Cela lui permet de garder une certaine distance avec son récit, nourrissant l’imaginaire du spectateur (parents absents, appartement sans eau courante, études non reconnues…) sans lui imposer trop de détails. Emotions et moments forts sont ainsi rigoureusement évacués de l’écran, à l’exception d’une séquence d’autant plus saisissante où Julie déballe tout à coup ce qu’elle a sur le cœur à un parfait étranger, et d’une scène moins réussie de querelle familiale. Le reste du temps, on est dans le mouvement (la jeune fille n’a pas le temps de s’appesantir sur elle-même : soit elle avance, soit elle encaisse) et l’énergie communicative de quelqu’un qui veut s’en sortir. Adoptant ce rythme syncopé, les scènes s’enchaînent par bribes, entrecoupées d’ellipses et ne parvenant jamais à leur terme. On passe ainsi d’une demi-confession dans une voiture à un échange amoureux sordide dans une chambre d’hôtel, d’une scène de dispute mélodramatique à une virée aventureuse. Autant d’éléments qui, mis bout à bout, dépeignent avec justesse les difficultés et contradictions d’une époque et plus généralement d’une période de la vie où tout semble possible, mais alors uniquement sur le papier.

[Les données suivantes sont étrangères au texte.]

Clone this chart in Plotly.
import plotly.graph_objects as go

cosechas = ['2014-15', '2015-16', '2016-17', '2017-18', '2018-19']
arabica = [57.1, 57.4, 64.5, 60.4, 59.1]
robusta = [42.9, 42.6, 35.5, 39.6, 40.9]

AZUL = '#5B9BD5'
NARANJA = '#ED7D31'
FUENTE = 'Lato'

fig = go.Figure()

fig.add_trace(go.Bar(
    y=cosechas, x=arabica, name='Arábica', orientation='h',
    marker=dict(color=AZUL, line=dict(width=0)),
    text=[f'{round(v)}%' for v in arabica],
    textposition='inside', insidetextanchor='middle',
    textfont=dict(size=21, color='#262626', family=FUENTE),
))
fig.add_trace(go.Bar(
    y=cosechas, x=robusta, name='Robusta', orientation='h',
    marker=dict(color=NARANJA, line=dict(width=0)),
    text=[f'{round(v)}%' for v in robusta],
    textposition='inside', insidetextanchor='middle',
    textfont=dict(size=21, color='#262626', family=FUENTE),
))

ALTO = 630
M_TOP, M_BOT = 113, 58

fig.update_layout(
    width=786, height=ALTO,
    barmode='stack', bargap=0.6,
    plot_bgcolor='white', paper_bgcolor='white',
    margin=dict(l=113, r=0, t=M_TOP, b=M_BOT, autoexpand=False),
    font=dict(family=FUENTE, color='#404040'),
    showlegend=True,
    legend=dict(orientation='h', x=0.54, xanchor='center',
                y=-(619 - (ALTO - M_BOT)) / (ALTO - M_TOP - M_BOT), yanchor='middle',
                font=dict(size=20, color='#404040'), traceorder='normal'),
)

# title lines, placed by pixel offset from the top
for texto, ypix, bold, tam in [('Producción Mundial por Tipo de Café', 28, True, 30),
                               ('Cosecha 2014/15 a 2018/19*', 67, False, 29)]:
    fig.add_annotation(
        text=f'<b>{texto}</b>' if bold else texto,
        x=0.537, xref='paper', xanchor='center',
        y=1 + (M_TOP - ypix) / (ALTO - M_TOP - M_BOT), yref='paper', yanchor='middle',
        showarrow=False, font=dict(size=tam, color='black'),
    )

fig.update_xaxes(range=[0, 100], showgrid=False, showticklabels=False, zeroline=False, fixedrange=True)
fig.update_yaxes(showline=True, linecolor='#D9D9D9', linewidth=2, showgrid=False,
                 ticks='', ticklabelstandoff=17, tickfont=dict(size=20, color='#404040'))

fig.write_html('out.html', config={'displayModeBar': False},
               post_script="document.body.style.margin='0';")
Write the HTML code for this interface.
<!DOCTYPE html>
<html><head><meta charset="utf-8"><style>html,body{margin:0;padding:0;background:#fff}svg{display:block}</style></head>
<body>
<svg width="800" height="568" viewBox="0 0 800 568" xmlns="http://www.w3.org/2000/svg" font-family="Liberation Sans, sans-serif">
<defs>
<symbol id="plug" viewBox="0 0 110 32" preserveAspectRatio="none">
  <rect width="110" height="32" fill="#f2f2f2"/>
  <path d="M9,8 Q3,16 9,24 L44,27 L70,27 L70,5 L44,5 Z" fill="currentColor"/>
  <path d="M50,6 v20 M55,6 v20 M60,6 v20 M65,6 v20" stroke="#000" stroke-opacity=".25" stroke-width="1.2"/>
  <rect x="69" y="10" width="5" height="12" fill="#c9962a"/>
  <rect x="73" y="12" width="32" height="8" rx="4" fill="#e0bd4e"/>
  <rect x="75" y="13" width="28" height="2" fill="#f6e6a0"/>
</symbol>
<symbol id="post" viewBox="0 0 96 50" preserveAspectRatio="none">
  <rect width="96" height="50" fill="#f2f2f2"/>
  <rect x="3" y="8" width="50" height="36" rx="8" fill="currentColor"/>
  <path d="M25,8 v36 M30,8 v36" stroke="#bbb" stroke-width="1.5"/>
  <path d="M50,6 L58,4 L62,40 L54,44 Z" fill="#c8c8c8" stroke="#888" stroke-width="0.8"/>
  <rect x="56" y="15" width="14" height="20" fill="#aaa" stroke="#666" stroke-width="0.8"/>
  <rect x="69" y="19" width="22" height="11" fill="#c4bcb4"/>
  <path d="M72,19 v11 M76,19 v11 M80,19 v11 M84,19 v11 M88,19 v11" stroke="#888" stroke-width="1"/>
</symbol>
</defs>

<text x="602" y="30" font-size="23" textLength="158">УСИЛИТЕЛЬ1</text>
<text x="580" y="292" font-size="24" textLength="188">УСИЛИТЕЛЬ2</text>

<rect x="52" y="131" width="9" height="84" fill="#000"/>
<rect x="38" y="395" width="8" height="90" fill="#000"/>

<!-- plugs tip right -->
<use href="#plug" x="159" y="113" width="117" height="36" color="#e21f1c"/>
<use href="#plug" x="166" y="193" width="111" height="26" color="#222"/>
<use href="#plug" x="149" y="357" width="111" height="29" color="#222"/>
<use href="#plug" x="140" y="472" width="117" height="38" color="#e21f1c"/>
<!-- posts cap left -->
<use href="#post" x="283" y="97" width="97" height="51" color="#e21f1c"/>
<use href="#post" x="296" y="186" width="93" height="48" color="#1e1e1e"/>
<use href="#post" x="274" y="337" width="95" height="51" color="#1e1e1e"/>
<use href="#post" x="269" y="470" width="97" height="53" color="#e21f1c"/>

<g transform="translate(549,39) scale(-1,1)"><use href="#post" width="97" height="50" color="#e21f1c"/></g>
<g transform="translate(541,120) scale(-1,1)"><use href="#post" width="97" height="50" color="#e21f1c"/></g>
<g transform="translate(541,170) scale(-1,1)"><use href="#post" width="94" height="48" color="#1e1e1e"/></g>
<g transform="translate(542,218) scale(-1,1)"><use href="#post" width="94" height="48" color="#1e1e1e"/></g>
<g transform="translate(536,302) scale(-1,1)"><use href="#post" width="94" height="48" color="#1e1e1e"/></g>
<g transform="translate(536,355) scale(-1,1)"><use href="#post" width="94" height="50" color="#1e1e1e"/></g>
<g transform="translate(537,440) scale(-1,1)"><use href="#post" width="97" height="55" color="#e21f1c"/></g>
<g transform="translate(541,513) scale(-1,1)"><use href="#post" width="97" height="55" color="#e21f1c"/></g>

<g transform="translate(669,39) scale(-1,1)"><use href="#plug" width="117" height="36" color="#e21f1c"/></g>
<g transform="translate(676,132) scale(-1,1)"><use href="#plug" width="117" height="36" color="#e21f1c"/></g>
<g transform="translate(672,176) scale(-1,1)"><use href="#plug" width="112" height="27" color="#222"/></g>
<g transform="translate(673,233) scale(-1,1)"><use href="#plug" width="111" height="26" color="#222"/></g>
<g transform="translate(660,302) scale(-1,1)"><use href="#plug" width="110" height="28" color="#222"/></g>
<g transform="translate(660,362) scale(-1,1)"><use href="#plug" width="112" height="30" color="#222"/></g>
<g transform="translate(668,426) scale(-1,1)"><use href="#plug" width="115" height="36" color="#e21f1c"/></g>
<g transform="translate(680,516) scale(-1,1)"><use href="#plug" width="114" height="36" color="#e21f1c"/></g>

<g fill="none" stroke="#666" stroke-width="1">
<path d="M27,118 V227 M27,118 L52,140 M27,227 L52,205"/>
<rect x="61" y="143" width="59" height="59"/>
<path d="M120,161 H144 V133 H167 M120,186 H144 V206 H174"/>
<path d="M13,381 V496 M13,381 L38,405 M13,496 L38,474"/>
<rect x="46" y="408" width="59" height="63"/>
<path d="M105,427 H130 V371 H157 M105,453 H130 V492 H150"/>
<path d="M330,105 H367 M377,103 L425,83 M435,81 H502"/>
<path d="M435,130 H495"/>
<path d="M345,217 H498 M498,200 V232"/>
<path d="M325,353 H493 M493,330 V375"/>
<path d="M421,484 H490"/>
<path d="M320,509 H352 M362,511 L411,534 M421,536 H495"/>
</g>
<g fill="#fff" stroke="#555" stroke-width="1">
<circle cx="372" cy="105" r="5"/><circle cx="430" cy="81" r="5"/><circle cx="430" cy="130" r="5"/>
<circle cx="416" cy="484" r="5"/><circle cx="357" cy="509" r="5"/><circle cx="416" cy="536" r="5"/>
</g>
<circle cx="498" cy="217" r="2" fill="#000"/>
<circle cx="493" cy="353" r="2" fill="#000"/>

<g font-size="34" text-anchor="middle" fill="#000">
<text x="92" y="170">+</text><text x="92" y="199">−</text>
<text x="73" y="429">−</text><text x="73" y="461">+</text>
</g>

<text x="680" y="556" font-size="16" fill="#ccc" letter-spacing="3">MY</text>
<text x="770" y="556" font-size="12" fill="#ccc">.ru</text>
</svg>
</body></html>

Pourtant, ce constat, ténu, dénué de misérabilisme, sans concession, n’a pas semblé suffire aux yeux de la réalisatrice qui voulait visiblement "dire plus". C’est probablement pourquoi, aux deux tiers du film, l’histoire bascule, le romanesque reprend le pas sur l’auscultation de la réalité, comme si quelque chose de concret devait absolument sortir de cette situation. Julie rencontre donc Ben et s’enfuit dans le sud avec lui pour vivre une existence plus facile au soleil. On aurait peut-être pu croire à cette histoire d’amour mi-salvatrice, mi-destructrice, si l’on n’avait pas déjà vu cent fois la même au cinéma, ou si elle avait essayé d’apporter un autre éclairage au personnage de Julie. Seulement il n’en est rien. Tout ce que D’amour et d’eau fraîche réussit dans la première heure, il le rate dans la dernière partie, convenue et appuyée. En tant que spectateur, on ne peut s’empêcher de penser que le personnage, le film et le sujet méritaient mieux que ce dénouement de série télé et cette pseudo-morale à l’emporte-pièce.